## Data excerpt:
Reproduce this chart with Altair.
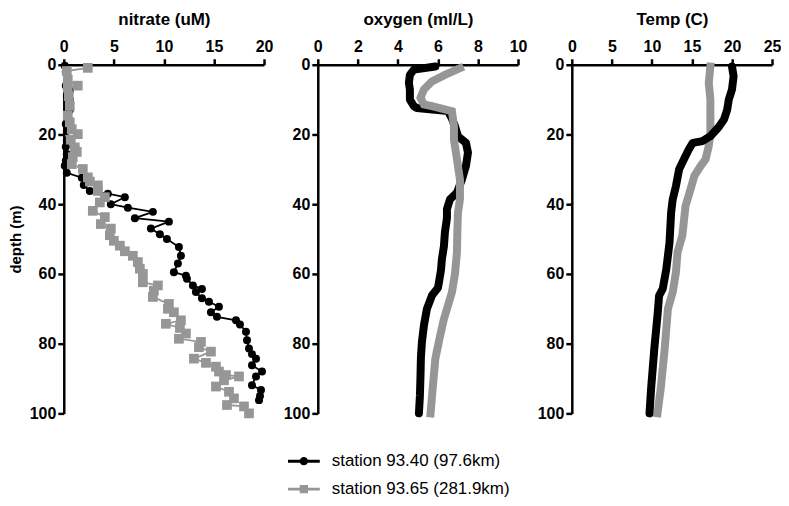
import altair as alt
import pandas as pd

STATIONS = ["station 93.40 (97.6km)", "station 93.65 (281.9km)"]
COLORS = ["#000000", "#969696"]

# ---- nitrate (uM) ----
nit_a_depth = [0.3, 2, 4.6, 6, 7.4, 9, 10, 12, 13, 15, 17, 19, 21.7, 23.5, 25.6, 27.5, 29, 31,
               32.4, 34.5, 36.2, 37, 38, 40, 41, 42.2, 44, 45, 47, 48.6, 50, 52.3, 54.8, 57,
               59.5, 60.5, 61.4, 63.3, 64.3, 65.2, 67, 68, 69.4, 71, 72.3, 73.3, 74.5, 76.6,
               79, 81.4, 83, 84.3, 86.2, 88, 89.4, 91.9, 93.3, 95, 96.2]
nit_a_value = [0.1, 0.2, 0.4, 0.2, 0.6, 0.3, 0.6, 0.4, 0.6, 0.4, 0.2, 0.3, 0.3, 0.2, 0.3, 0.2, 0.1, 0.3,
               1.8, 2.0, 2.6, 4.4, 6.1, 4.7, 6.4, 8.9, 7.1, 10.5, 8.7, 9.6, 10.3, 11.5, 11.7, 11.4,
               11.0, 12.2, 12.3, 12.9, 13.8, 13.2, 13.8, 14.5, 15.5, 14.7, 15.3, 17.2, 17.6, 18.2,
               18.3, 18.5, 18.8, 19.2, 18.8, 19.8, 19.2, 18.8, 19.7, 19.6, 19.5]
nit_b_depth = [0.9, 1.8, 4.3, 6, 6.6, 9, 11.8, 14.6, 16.5, 18.5, 19.9, 21.5, 23.7, 25, 26.5, 28.5,
               29.9, 32.3, 33.5, 34.6, 36.2, 38, 39.5, 41.9, 43.7, 45.7, 47, 48.9, 50.5, 51.9, 53.5,
               54.8, 56.6, 58.5, 60, 62.4, 63.3, 64.8, 66.6, 68.6, 70, 71, 73.3, 74.3, 75.5, 77.1,
               78.6, 79.5, 81, 82.3, 84.3, 85.5, 86.6, 88, 89, 89.4, 90.5, 92.3, 93.8, 95.7, 97.6,
               98, 100]
nit_b_value = [2.4, 0.3, 0.4, 1.4, 0.4, 0.5, 0.6, 0.4, 0.6, 0.8, 1.4, 0.7, 1.1, 1.3, 0.9, 0.8,
               1.9, 2.4, 2.6, 3.4, 3.4, 4.1, 3.6, 2.9, 4.1, 3.7, 4.7, 4.6, 5.0, 5.6, 6.1,
               6.9, 7.4, 7.6, 7.9, 7.9, 9.4, 9.0, 8.9, 10.5, 10.4, 11.0, 11.7, 10.2, 11.6, 12.2,
               11.5, 13.7, 13.5, 14.7, 13.0, 14.2, 15.2, 15.5, 16.2, 17.5, 16.0, 15.2, 16.5, 17.0, 16.3,
               18.0, 18.5]

# ---- oxygen (ml/L) ----
oxy_a_depth = [0.5, 1.4, 2.9, 5.2, 7.1, 10, 11.9, 12.4, 13.3, 15.5, 17.6, 20.5, 22.4, 25.2, 29,
               32.9, 36.7, 38.6, 41.4, 44, 48, 52, 55.7, 59, 62.4, 64, 66.2, 70, 74.8, 79.5, 84,
               89, 95, 100]
oxy_a_value = [5.87, 4.8, 4.6, 4.55, 4.6, 4.6, 4.8, 4.95, 6.5, 6.7, 6.85, 7.0, 7.4, 7.5, 7.4,
               7.2, 6.95, 6.6, 6.45, 6.45, 6.35, 6.3, 6.2, 6.15, 6.05, 6.0, 5.7, 5.45, 5.3, 5.2, 5.15,
               5.13, 5.1, 5.05]
oxy_b_depth = [1, 2.9, 4.8, 7.1, 9.5, 11.4, 11.9, 13.3, 17.6, 21.4, 27.1, 32.9, 38.6, 42.4, 48,
               53.8, 60, 65.2, 72.9, 78, 84.3, 92, 100]
oxy_b_value = [7.1, 6.35, 5.7, 5.3, 5.13, 5.3, 5.7, 6.7, 6.8, 6.8, 6.95, 7.1, 7.1, 7.0, 6.97,
               6.95, 6.85, 6.7, 6.3, 6.1, 5.87, 5.75, 5.63]

# ---- temperature (C) ----
tmp_a_depth = [0.5, 3.3, 7.1, 10, 12.9, 15.7, 18, 20.5, 21.9, 22.4, 24.3, 27.1, 30, 34.8, 38.6,
               42.4, 51, 58.6, 64.3, 66.2, 71.9, 81.4, 92.9, 100]
tmp_a_value = [20.0, 20.2, 20.0, 19.6, 19.4, 19.0, 18.3, 17.3, 16.3, 15.1, 14.6, 14.0, 13.4, 13.0,
               12.6, 12.4, 12.2, 11.8, 11.35, 10.9, 10.7, 10.3, 9.9, 9.7]
tmp_b_depth = [0.5, 5.2, 10, 14.8, 19.5, 23.3, 27.1, 29, 31.9, 36.7, 40.5, 49, 53.8, 59.5, 65.2,
               70, 81.4, 92.9, 100]
tmp_b_value = [17.3, 17.1, 17.3, 17.3, 17.3, 17.1, 16.7, 16.1, 15.3, 14.7, 14.2, 13.8, 13.2, 13.0,
               12.6, 12.0, 11.6, 11.1, 10.7]

FONT = "Liberation Sans"
W, H = 201, 350

LEGEND_PATHS = [
    "M-1,-0.09H1V0.09H-1Z M0.26,0 A0.26,0.26 0 1,1 -0.26,0 A0.26,0.26 0 1,1 0.26,0Z",
    "M-1,-0.09H1V0.09H-1Z M-0.26,-0.26H0.26V0.26H-0.26Z",
]


def frame(depth, value, station):
    return pd.DataFrame({"depth": depth, "value": value, "station": station})


def enc_xy(title, xmax, step, ytitle):
    x = alt.X("value:Q",
              scale=alt.Scale(domain=[0, xmax], nice=False, zero=True),
              axis=alt.Axis(orient="top", title=title, values=list(range(0, xmax + 1, step))))
    yaxis = alt.Axis(values=[0, 20, 40, 60, 80, 100], title=ytitle) if ytitle else \
        alt.Axis(values=[0, 20, 40, 60, 80, 100], title="")
    y = alt.Y("depth:Q", scale=alt.Scale(domain=[0, 100], reverse=True, nice=False), axis=yaxis)
    return x, y


def series_layers(dfa, dfb, x, y, thick, gray_on_top):
    layers_a = []
    layers_b = []
    if thick:
        layers_a.append(alt.Chart(dfa).mark_line(color=COLORS[0], strokeWidth=8, strokeCap="round",
                                                 strokeJoin="round")
                        .encode(x=x, y=y, order="depth:Q"))
        layers_b.append(alt.Chart(dfb).mark_line(color=COLORS[1], strokeWidth=8, strokeCap="square",
                                                 strokeJoin="miter")
                        .encode(x=x, y=y, order="depth:Q"))
    else:
        layers_a.append(alt.Chart(dfa).mark_line(color=COLORS[0], strokeWidth=1.8)
                        .encode(x=x, y=y, order="depth:Q"))
        layers_a.append(alt.Chart(dfa).mark_point(color=COLORS[0], filled=True, opacity=1,
                                                  shape="circle", size=64)
                        .encode(x=x, y=y))
        layers_b.append(alt.Chart(dfb).mark_line(color=COLORS[1], strokeWidth=1.8)
                        .encode(x=x, y=y, order="depth:Q"))
        layers_b.append(alt.Chart(dfb).mark_point(color=COLORS[1], filled=True, opacity=1,
                                                  shape="square", size=95)
                        .encode(x=x, y=y))
    return layers_a + layers_b if gray_on_top else layers_b + layers_a


LEG = dict(title=None, orient="none", legendX=225, legendY=386)

# nitrate panel
x1, y1 = enc_xy("nitrate (uM)", 20, 5, "depth (m)")
nit_a = frame(nit_a_depth, nit_a_value, STATIONS[0])
nit_b = frame(nit_b_depth, nit_b_value, STATIONS[1])
legend_layer = alt.Chart(pd.concat([nit_a, nit_b])).transform_filter("false").mark_point(
    filled=True, opacity=1).encode(
    x=x1, y=y1,
    color=alt.Color("station:N", scale=alt.Scale(domain=STATIONS, range=COLORS),
                    legend=alt.Legend(**LEG)),
    shape=alt.Shape("station:N", scale=alt.Scale(domain=STATIONS, range=LEGEND_PATHS),
                    legend=alt.Legend(**LEG)),
)
p1 = alt.layer(*series_layers(nit_a, nit_b, x1, y1, False, True), legend_layer).properties(
    width=W, height=H)

# oxygen panel
x2, y2 = enc_xy("oxygen (ml/L)", 10, 2, None)
p2 = alt.layer(*series_layers(frame(oxy_a_depth, oxy_a_value, STATIONS[0]),
                              frame(oxy_b_depth, oxy_b_value, STATIONS[1]),
                              x2, y2, True, True)).properties(width=W, height=H)

# temperature panel
x3, y3 = enc_xy("Temp (C)", 25, 5, None)
p3 = alt.layer(*series_layers(frame(tmp_a_depth, tmp_a_value, STATIONS[0]),
                              frame(tmp_b_depth, tmp_b_value, STATIONS[1]),
                              x3, y3, True, False)).properties(width=W, height=H)

chart = alt.hconcat(p1, p2, p3, spacing=54, bounds="flush").properties(
    padding={"left": 0, "top": 2, "right": 0, "bottom": 0}
).configure_view(
    stroke=None
).configure_axis(
    grid=False,
    labelFlush=False,
    domainColor="#000000",
    domainWidth=2.5,
    tickColor="#000000",
    tickWidth=2.5,
    tickSize=6,
    labelFont=FONT,
    labelFontSize=16,
    labelFontWeight="bold",
    labelColor="#000000",
    titleFont=FONT,
    titleFontSize=17,
    titleFontWeight="bold",
    titleColor="#000000",
).configure_axisX(
    labelPadding=4,
    titlePadding=10,
).configure_axisY(
    labelPadding=2,
    titlePadding=6,
    titleFontSize=15,
).configure_legend(
    symbolSize=1024,
    symbolStrokeWidth=0,
    labelFont=FONT,
    labelFontSize=17,
    labelColor="#000000",
    labelOffset=12,
    labelLimit=400,
    rowPadding=4,
    clipHeight=24,
    padding=0,
)

chart.save("out.html", embed_options={"renderer": "svg", "actions": False})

## Work to do:
Output exactly the span of lines from the top of the listing through the line holding "18.0, 18.5]", and leave every picture out.

## Answer for the task:
Reproduce this chart with Altair.
import altair as alt
import pandas as pd

STATIONS = ["station 93.40 (97.6km)", "station 93.65 (281.9km)"]
COLORS = ["#000000", "#969696"]

# ---- nitrate (uM) ----
nit_a_depth = [0.3, 2, 4.6, 6, 7.4, 9, 10, 12, 13, 15, 17, 19, 21.7, 23.5, 25.6, 27.5, 29, 31,
               32.4, 34.5, 36.2, 37, 38, 40, 41, 42.2, 44, 45, 47, 48.6, 50, 52.3, 54.8, 57,
               59.5, 60.5, 61.4, 63.3, 64.3, 65.2, 67, 68, 69.4, 71, 72.3, 73.3, 74.5, 76.6,
               79, 81.4, 83, 84.3, 86.2, 88, 89.4, 91.9, 93.3, 95, 96.2]
nit_a_value = [0.1, 0.2, 0.4, 0.2, 0.6, 0.3, 0.6, 0.4, 0.6, 0.4, 0.2, 0.3, 0.3, 0.2, 0.3, 0.2, 0.1, 0.3,
               1.8, 2.0, 2.6, 4.4, 6.1, 4.7, 6.4, 8.9, 7.1, 10.5, 8.7, 9.6, 10.3, 11.5, 11.7, 11.4,
               11.0, 12.2, 12.3, 12.9, 13.8, 13.2, 13.8, 14.5, 15.5, 14.7, 15.3, 17.2, 17.6, 18.2,
               18.3, 18.5, 18.8, 19.2, 18.8, 19.8, 19.2, 18.8, 19.7, 19.6, 19.5]
nit_b_depth = [0.9, 1.8, 4.3, 6, 6.6, 9, 11.8, 14.6, 16.5, 18.5, 19.9, 21.5, 23.7, 25, 26.5, 28.5,
               29.9, 32.3, 33.5, 34.6, 36.2, 38, 39.5, 41.9, 43.7, 45.7, 47, 48.9, 50.5, 51.9, 53.5,
               54.8, 56.6, 58.5, 60, 62.4, 63.3, 64.8, 66.6, 68.6, 70, 71, 73.3, 74.3, 75.5, 77.1,
               78.6, 79.5, 81, 82.3, 84.3, 85.5, 86.6, 88, 89, 89.4, 90.5, 92.3, 93.8, 95.7, 97.6,
               98, 100]
nit_b_value = [2.4, 0.3, 0.4, 1.4, 0.4, 0.5, 0.6, 0.4, 0.6, 0.8, 1.4, 0.7, 1.1, 1.3, 0.9, 0.8,
               1.9, 2.4, 2.6, 3.4, 3.4, 4.1, 3.6, 2.9, 4.1, 3.7, 4.7, 4.6, 5.0, 5.6, 6.1,
               6.9, 7.4, 7.6, 7.9, 7.9, 9.4, 9.0, 8.9, 10.5, 10.4, 11.0, 11.7, 10.2, 11.6, 12.2,
               11.5, 13.7, 13.5, 14.7, 13.0, 14.2, 15.2, 15.5, 16.2, 17.5, 16.0, 15.2, 16.5, 17.0, 16.3,
               18.0, 18.5]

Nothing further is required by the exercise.